I was surprised seeing the David Mamet reference right at the beginning of the story. I thought the whole story was going to be about just racism after reading the quote "Thursdays for Chinese, Wednesdays for Hispanics, today for Indian." "Let's get her today. See if she cries. See if she walks out." I didn't end being really about racism in America at all. It basically seemed like an "american dream" kind of story. Panna has come to New York to try and make something of herself and move up in the world. When her husband comes to visit from India he gets really into the typical tourist sort of deal. They seem to have an okay marriage, but something about the way they act together just seems weird. The probable reason is because they were matched up by their parents. "My parents, with the help of a marriage broker, who was my mother's cousin, picked out the groom. All i had to do was get to know his taste in food." I would hate it if this were in my religion or culture. I think Panna is going to school in the United States because she is trying to get out of that culture. It seems like her life in Indian sounds pretty nice for her though, "No parents, no servants, to keep us modest." i mean, i think it would be pretty awesome to have servants. but I think that for Panna, she would rather live in a dumpy apartment and be able to do what she wants and marry who she wants, then to live in a palace and live her whole life with someone whom she does not really love. I would be the same way. It is obvious that her husband has strong feelings for her "Come back, now. I have tickets. We have all the things we will ever need. I can't live without you." She seems to get somewhat embarrassed by him at some points, like not wanting to be caught by her friends going on those tours. Overall, after the two years of her studies to get her degree, i don't believe that she will return back to India.
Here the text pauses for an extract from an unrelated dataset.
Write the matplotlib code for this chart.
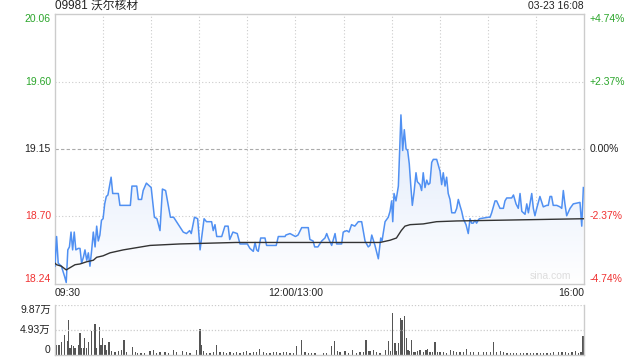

She has friends in the U.S., she seems to like the culture, and there are men here that are attracted to her. Also, i liked the reference to Indiana Jones with the "Maybe I'll write Steven Spielberg too; tell him that Indians don't eat monkey brains." i got a good laugh out of that.

Thursday, March 11, 2010

Stone Reader 1st. Half

I think its pretty crazy that Mark is having so much trouble finding let alone getting in contact with Dow Mossman, the writer of The Stones Of Summer. Mark glorifies this book like no other, and its hard to believe that he can barely even find people who have heard of it let alone read it. But these things happen, there is a ridiculous amount of music that people have never heard of that are the best songs. I first wondered if the writer was possibly dead, but I think if he had died it would be a lot easier to find where he is through things such as obituaries and reports. It is really neat that someone can get into reading as much as Mark does, but i know that i could never get that much into it. It must be a good story because whoever actually does read it seems to sort of obsess with it. In the documentary they talk of a lady on an airplane who carries it around with her wherever she goes just so in case that she meets someone whose has read. It only being almost fourty years old, its hard to believe that it is barely known at all, but im sure that this documentary will advertise it a lot and get it out to the public more.

Maybe it is just one of those books that doesn't really get much attention until very long after it is written. I do recognize the book Catch 22, i never read it but i remember one of my sisters having to read for school. When he began talking about this in the documentary i kind of got lost in why he was talking about it. I think this was when it was showing the footage of the fair, maybe i just got caught up in looking at the rides and lost attention to what exactly he was talking about.